The exercise:
Nothing outside the lines from the one containing "Write a Python script that recreates this chart with Altair." through the one containing "import pandas as pd" should be copied, and no pictures either. Copy those lines exactly.

________________

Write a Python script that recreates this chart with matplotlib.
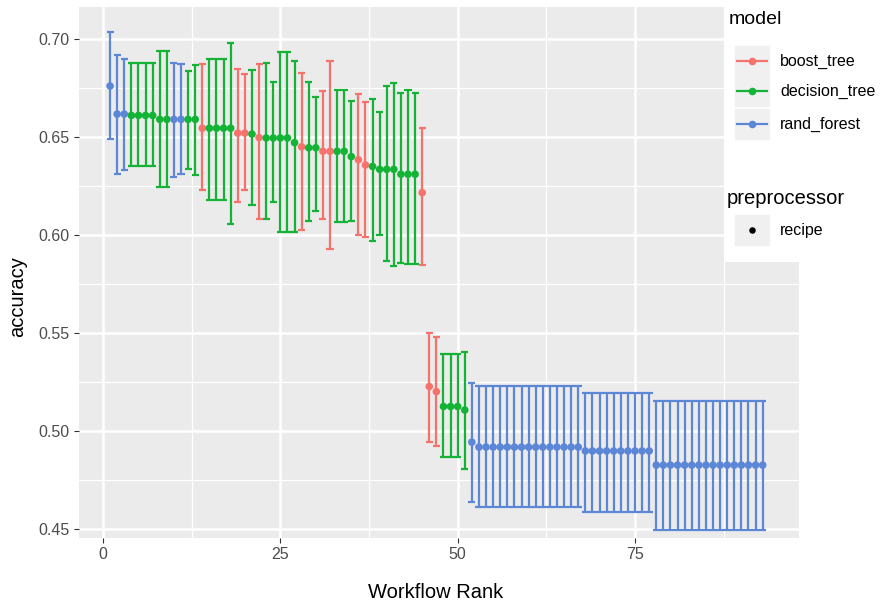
import numpy as np
import matplotlib
matplotlib.use("Agg")
import matplotlib.pyplot as plt
from matplotlib.patches import Rectangle

plt.rcParams["font.family"] = ["Liberation Sans", "DejaVu Sans"]

# one entry per workflow rank
models = (["rand_forest"] * 3 + ["decision_tree"] * 6 + ["rand_forest"] * 2
          + ["decision_tree"] * 2 + ["boost_tree"] + ["decision_tree"] * 4
          + ["boost_tree"] * 2 + ["decision_tree"] + ["boost_tree"]
          + ["decision_tree"] * 5 + ["boost_tree"] + ["decision_tree"] * 2
          + ["boost_tree"] * 2 + ["decision_tree"] * 3 + ["boost_tree"] * 2
          + ["decision_tree"] * 7 + ["boost_tree"] * 3 + ["decision_tree"] * 4
          + ["rand_forest"] * 42)

mean_acc = [0.676, 0.6617, 0.6617, 0.661, 0.661, 0.661, 0.661, 0.659, 0.659, 0.659,
            0.659, 0.659, 0.659, 0.6545, 0.6545, 0.6545, 0.6545, 0.6545, 0.652, 0.652,
            0.6515, 0.6497, 0.6495, 0.6495, 0.6495, 0.6495, 0.6471, 0.645, 0.6445, 0.6445,
            0.6427, 0.6427, 0.6427, 0.6427, 0.640, 0.6384, 0.6357, 0.635, 0.6335, 0.6335,
            0.6335, 0.631, 0.631, 0.631, 0.6216, 0.5227, 0.5201, 0.5125, 0.5125, 0.5125,
            0.5107, 0.4943,
            0.4918, 0.4918, 0.4918, 0.4918, 0.4918, 0.4918, 0.4918, 0.4918, 0.4918, 0.4918,
            0.4918, 0.4918, 0.4918, 0.4918, 0.4918,
            0.4898, 0.4898, 0.4898, 0.4898, 0.4898, 0.4898, 0.4898, 0.4898, 0.4898, 0.4898,
            0.4826, 0.4826, 0.4826, 0.4826, 0.4826, 0.4826, 0.4826, 0.4826, 0.4826, 0.4826,
            0.4826, 0.4826, 0.4826, 0.4826, 0.4826, 0.4826]

lower_acc = [0.649, 0.631, 0.633, 0.635, 0.635, 0.635, 0.635, 0.6245, 0.6245, 0.6296,
             0.631, 0.6337, 0.6305, 0.623, 0.618, 0.618, 0.618, 0.6055, 0.6168, 0.623,
             0.6155, 0.608, 0.608, 0.6168, 0.6013, 0.6013, 0.6013, 0.6026, 0.607, 0.6124,
             0.608, 0.5928, 0.6064, 0.6064, 0.607, 0.6002, 0.5992, 0.5968, 0.600, 0.5865,
             0.5843, 0.5855, 0.585, 0.585, 0.5847, 0.4942, 0.4925, 0.4866, 0.4866, 0.4866,
             0.4806, 0.4640,
             0.4610, 0.4610, 0.4610, 0.4610, 0.4610, 0.4610, 0.4610, 0.4610, 0.4610, 0.4610,
             0.4610, 0.4610, 0.4610, 0.4610, 0.4610,
             0.4589, 0.4589, 0.4589, 0.4589, 0.4589, 0.4589, 0.4589, 0.4589, 0.4589, 0.4589,
             0.4495, 0.4495, 0.4495, 0.4495, 0.4495, 0.4495, 0.4495, 0.4495, 0.4495, 0.4495,
             0.4495, 0.4495, 0.4495, 0.4495, 0.4495, 0.4495]

upper_acc = [0.7037, 0.692, 0.690, 0.688, 0.688, 0.688, 0.688, 0.694, 0.694, 0.688,
             0.687, 0.6837, 0.6867, 0.687, 0.690, 0.690, 0.690, 0.698, 0.6845, 0.682,
             0.684, 0.687, 0.6877, 0.678, 0.6935, 0.6935, 0.6887, 0.6826, 0.678, 0.6706,
             0.6737, 0.6887, 0.674, 0.674, 0.6686, 0.672, 0.668, 0.6693, 0.663, 0.676,
             0.6776, 0.6723, 0.674, 0.6727, 0.6545, 0.5499, 0.5479, 0.5393, 0.5393, 0.5393,
             0.5405, 0.5246,
             0.523, 0.523, 0.523, 0.523, 0.523, 0.523, 0.523, 0.523, 0.523, 0.523,
             0.523, 0.523, 0.523, 0.523, 0.523,
             0.5194, 0.5194, 0.5194, 0.5194, 0.5194, 0.5194, 0.5194, 0.5194, 0.5194, 0.5194,
             0.5155, 0.5155, 0.5155, 0.5155, 0.5155, 0.5155, 0.5155, 0.5155, 0.5155, 0.5155,
             0.5155, 0.5155, 0.5155, 0.5155, 0.5155, 0.5155]

model_names = ["boost_tree", "decision_tree", "rand_forest"]
model_colors = {"boost_tree": "#F5736C", "decision_tree": "#13B436", "rand_forest": "#5C86D6"}

W, H = 883, 606
# panel edges in pixels
px_l, px_r, px_t, px_b = 79, 799, 7, 538
fig = plt.figure(figsize=(W / 100, H / 100), dpi=100)
ax = fig.add_axes([px_l / W, (H - px_b) / H, (px_r - px_l) / W, (px_b - px_t) / H])

ranks = np.arange(1, len(mean_acc) + 1)
mean_acc = np.array(mean_acc)
lower_acc = np.array(lower_acc)
upper_acc = np.array(upper_acc)
cols = [model_colors[m] for m in models]

ax.set_facecolor("#EBEBEB")
for x in [12.5, 37.5, 62.5, 87.5]:
    ax.axvline(x, color="white", lw=0.9, zorder=0)
for y in [0.475, 0.525, 0.575, 0.625, 0.675]:
    ax.axhline(y, color="white", lw=0.9, zorder=0)
for x in [0, 25, 50, 75]:
    ax.axvline(x, color="white", lw=1.8, zorder=0)
for y in [0.45, 0.50, 0.55, 0.60, 0.65, 0.70]:
    ax.axhline(y, color="white", lw=1.8, zorder=0)

ax.vlines(ranks, lower_acc, upper_acc, colors=cols, lw=1.6, zorder=2)
ax.hlines(lower_acc, ranks - 0.5, ranks + 0.5, colors=cols, lw=1.6, zorder=2)
ax.hlines(upper_acc, ranks - 0.5, ranks + 0.5, colors=cols, lw=1.6, zorder=2)
ax.scatter(ranks, mean_acc, c=cols, s=30, zorder=3, linewidths=0)

# x: 0 -> 103 px, 75 -> 635 px ; y: 0.70 -> 39 px, 0.45 -> 529 px
xs = (635 - 103) / 75
ax.set_xlim((px_l - 103) / xs, (px_r - 103) / xs)
ys = (529 - 39) / 0.25
ax.set_ylim(0.45 - (px_b - 529) / ys, 0.70 + (39 - px_t) / ys)
ax.set_xticks([0, 25, 50, 75])
ax.set_yticks([0.45, 0.50, 0.55, 0.60, 0.65, 0.70])
ax.set_yticklabels(["0.45", "0.50", "0.55", "0.60", "0.65", "0.70"])
for s in ax.spines.values():
    s.set_visible(False)
ax.tick_params(length=3.5, width=0.8, color="#333333", labelcolor="#4D4D4D",
               labelsize=11.5, pad=3)
fig.text(436 / W, 1 - 593 / H, "Workflow Rank", fontsize=14.5, ha="center", va="center")
fig.text(18 / W, 1 - 297 / H, "accuracy", fontsize=14.5, ha="center", va="center",
         rotation=90)

# legend drawn in pixel units
lx0, lh = 724, 262
lax = fig.add_axes([lx0 / W, (H - lh) / H, (W - lx0) / W, lh / H])
lax.set_xlim(lx0, W)
lax.set_ylim(lh, 0)
lax.set_axis_off()
lax.add_patch(Rectangle((lx0, 0), W - lx0, lh, color="white", zorder=0))
lax.text(729, 20, "model", fontsize=14, va="center", ha="left")
key_y = [61, 91, 124]
for name, yy in zip(model_names, key_y):
    lax.add_patch(Rectangle((735, yy - 15), 34, 30, color="#F0F0F0", zorder=1))
    lax.plot([737, 767], [yy, yy], color=model_colors[name], lw=1.6, zorder=2)
    lax.scatter([752], [yy], color=model_colors[name], s=30, zorder=3, linewidths=0)
    lax.text(780, yy, name, fontsize=11.5, va="center", ha="left")
lax.text(727, 198, "preprocessor", fontsize=14.5, va="center", ha="left")
lax.add_patch(Rectangle((735, 215), 34, 30, color="#F0F0F0", zorder=1))
lax.scatter([752], [230], color="black", s=22, zorder=3, linewidths=0)
lax.text(780, 230, "recipe", fontsize=11.5, va="center", ha="left")

fig.savefig("out.png", dpi=100)
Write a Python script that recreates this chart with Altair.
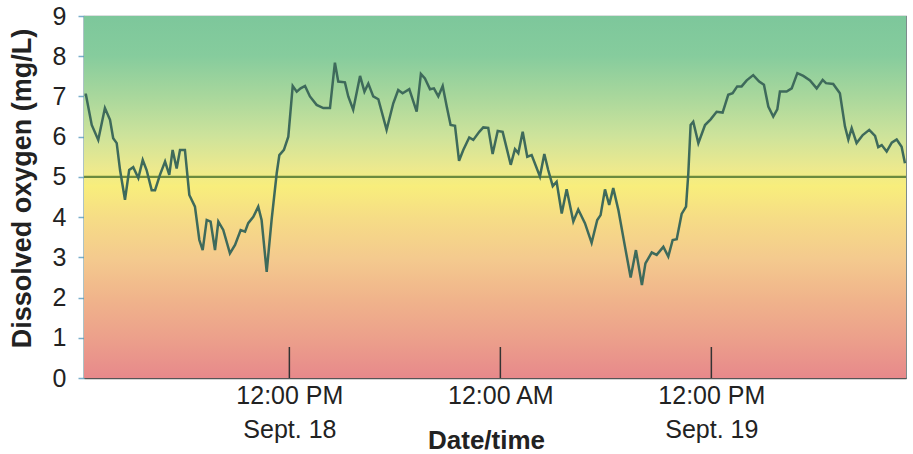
import json

import altair as alt
import pandas as pd

# Dissolved-oxygen record, hours counted from midnight at the start of Sept. 18
hours = [
    0.35, 0.43, 0.76, 1.13, 1.51, 1.80, 1.98, 2.18, 2.37, 2.65, 2.89, 3.12, 3.41, 3.66,
    3.88, 4.17, 4.36, 4.64, 4.93, 5.17, 5.36, 5.59, 5.78, 6.06, 6.31, 6.63, 6.88, 7.07,
    7.30, 7.52, 7.77, 7.96, 8.24, 8.62, 8.91, 9.23, 9.48, 9.66, 9.95, 10.23, 10.42, 10.71,
    10.99, 11.28, 11.43, 11.69, 11.94, 12.19, 12.42, 12.64, 12.89, 13.17, 13.55, 13.93,
    14.31, 14.59, 14.78, 15.16, 15.35, 15.63, 16.02, 16.27, 16.49, 16.77, 17.06, 17.53,
    17.91, 18.19, 18.44, 18.82, 19.24, 19.48, 19.71, 20.00, 20.22, 20.47, 20.72, 20.95,
    21.17, 21.42, 21.65, 21.89, 22.23, 22.46, 22.80, 23.03, 23.31, 23.56, 23.85, 24.13,
    24.59, 24.83, 25.02, 25.27, 25.53, 25.78, 26.25, 26.50, 26.72, 26.98, 27.20, 27.49,
    27.77, 28.15, 28.43, 28.81, 29.19, 29.51, 29.70, 29.95, 30.19, 30.42, 30.71, 31.09,
    31.41, 31.71, 32.05, 32.25, 32.61, 32.89, 33.27, 33.55, 33.80, 34.03, 34.31, 34.56,
    34.69, 34.82, 34.97, 35.26, 35.64, 35.96, 36.30, 36.64, 36.96, 37.21, 37.47, 37.72,
    38.01, 38.38, 38.72, 38.99, 39.24, 39.52, 39.75, 39.90, 40.28, 40.57, 40.89, 41.23,
    41.61, 41.99, 42.33, 42.52, 42.93, 43.31, 43.60, 43.79, 43.98, 44.26, 44.61, 44.98,
    45.31, 45.49, 45.69, 45.97, 46.26, 46.54, 46.82, 47.01,
]
oxygen = [
    7.04, 7.04, 6.29, 5.92, 6.71, 6.42, 5.96, 5.84, 5.17, 4.43, 5.17, 5.24, 4.97, 5.42,
    5.17, 4.67, 4.67, 5.05, 5.38, 5.05, 5.67, 5.21, 5.67, 5.67, 4.55, 4.26, 3.43, 3.18,
    3.93, 3.89, 3.18, 3.89, 3.68, 3.10, 3.31, 3.68, 3.64, 3.85, 4.01, 4.26, 3.93, 2.64,
    3.93, 5.09, 5.54, 5.67, 6.00, 7.26, 7.12, 7.20, 7.26, 7.00, 6.79, 6.71,
    6.71, 7.84, 7.37, 7.35, 7.00, 6.67, 7.51, 7.12, 7.32, 7.00, 6.93, 6.17,
    6.83, 7.16, 7.08, 7.18, 6.62, 7.56, 7.45, 7.18, 7.20, 7.00, 7.26, 6.75,
    6.29, 6.27, 5.40, 5.67, 5.98, 5.92, 6.12, 6.23, 6.22, 5.57, 6.14, 6.12,
    5.30, 5.69, 5.59, 6.12, 5.50, 5.54, 5.01, 5.57, 5.17, 4.77, 4.88, 4.09,
    4.69, 3.89, 4.19, 3.85, 3.36, 3.93, 4.05, 4.69, 4.30, 4.72, 4.18, 3.26,
    2.50, 3.18, 2.31, 2.85, 3.12, 3.06, 3.26, 3.02, 3.43, 3.45, 4.08, 4.26,
    5.09, 6.29, 6.37, 5.84, 6.29, 6.43, 6.62, 6.60, 7.04, 7.08, 7.25, 7.25,
    7.40, 7.53, 7.37, 7.29, 6.75, 6.50, 6.68, 7.12, 7.12, 7.20, 7.58, 7.51,
    7.40, 7.20, 7.41, 7.33, 7.31, 7.08, 6.25, 5.93, 6.21, 5.84, 6.04, 6.17,
    6.02, 5.74, 5.79, 5.63, 5.85, 5.93, 5.75, 5.34,
]

# Time axis labels
tick_hours = [12, 24, 36]
tick_labels = [["12:00 PM", "Sept. 18"], ["12:00 AM"], ["12:00 PM", "Sept. 19"]]
time_range = [0.32, 47.07]

# Oxygen scale and the 5 mg/L reference level
y_range = [0, 9]
y_ticks = list(range(0, 10))
threshold = [5.0]

# Background colour bands, top (9 mg/L) to bottom (0 mg/L)
band_offsets = [0.0, 0.11, 0.22, 0.33, 0.42, 0.47, 0.56, 0.67, 0.78, 0.89, 1.0]
band_colors = [
    "#7dc79b", "#86cc9d", "#a8d79c", "#cde39b", "#ece98e", "#f8ee7c",
    "#f6dc86", "#f4ca8e", "#f0b48b", "#eca08b", "#e7898b",
]

FONT = "Liberation Sans"
W, H = 822, 362

series = pd.DataFrame({"hour": hours, "oxygen": oxygen})
ticks = pd.DataFrame({"hour": tick_hours})
level = pd.DataFrame({"oxygen": threshold})
band = pd.DataFrame({"top": [y_range[1]], "bottom": [y_range[0]]})

label_expr = " : ".join(
    f"datum.value == {h} ? {json.dumps(lbl)}" for h, lbl in zip(tick_hours[:-1], tick_labels[:-1])
) + f" : {json.dumps(tick_labels[-1])}"

x_scale = alt.Scale(domain=time_range, nice=False, zero=False)
y_scale = alt.Scale(domain=y_range, nice=False, zero=True)

y_axis = alt.Axis(
    values=y_ticks,
    grid=False,
    tickSize=6,
    tickColor="#7aaecb",
    tickWidth=1.5,
    domainColor="#3d8494",
    domainWidth=1.5,
    labelFont=FONT,
    labelFontSize=25,
    labelColor="#222222",
    labelPadding=12,
    title="Dissolved oxygen (mg/L)",
    titleFont=FONT,
    titleFontSize=27,
    titleFontWeight="bold",
    titleColor="#222222",
    titlePadding=16,
    titleY=172,
)

x_axis = alt.Axis(
    values=tick_hours,
    labelExpr=label_expr,
    ticks=False,
    tickSize=0,
    grid=False,
    domainColor="#555555",
    domainWidth=1.5,
    labelFont=FONT,
    labelFontSize=25,
    labelColor="#222222",
    labelLineHeight=34,
    labelPadding=5,
    labelFlush=False,
    title="Date/time",
    titleFont=FONT,
    titleFontSize=26,
    titleFontWeight="bold",
    titleColor="#222222",
    titleX=402,
    titleY=49,
    titleBaseline="top",
)

background = alt.Chart(band).mark_rect(
    fill=alt.Gradient(
        gradient="linear",
        x1=0, x2=0, y1=0, y2=1,
        stops=[alt.GradientStop(offset=o, color=c) for o, c in zip(band_offsets, band_colors)],
    )
).encode(
    x=alt.value(0),
    x2=alt.value("width"),
    y=alt.Y("top:Q", scale=y_scale, axis=y_axis),
    y2="bottom:Q",
)

reference = alt.Chart(level).mark_rule(color="#6b8a3e", strokeWidth=2.4).encode(
    y=alt.Y("oxygen:Q", scale=y_scale, axis=y_axis)
)

trace = alt.Chart(series).mark_line(color="#3e6a5b", strokeWidth=2.5).encode(
    x=alt.X("hour:Q", scale=x_scale, axis=x_axis),
    y=alt.Y("oxygen:Q", scale=y_scale, axis=y_axis),
)

time_marks = alt.Chart(ticks).mark_rule(color="#333333", strokeWidth=1.5).encode(
    x=alt.X("hour:Q", scale=x_scale, axis=x_axis),
    y=alt.value(H),
    y2=alt.value(H - 31),
)

chart = (
    alt.layer(background, reference, time_marks, trace)
    .properties(
        width=W,
        height=H,
        padding={"left": 84, "top": 16, "right": 7, "bottom": 76},
        autosize=alt.AutoSizeParams(type="none"),
        background="white",
    )
    .configure_view(stroke="#6f7f80", strokeWidth=1.2)
)

chart.save("out.html", embed_options={"renderer": "svg", "actions": False})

________________

Output for this exercise:
Write a Python script that recreates this chart with Altair.
import json

import altair as alt
import pandas as pd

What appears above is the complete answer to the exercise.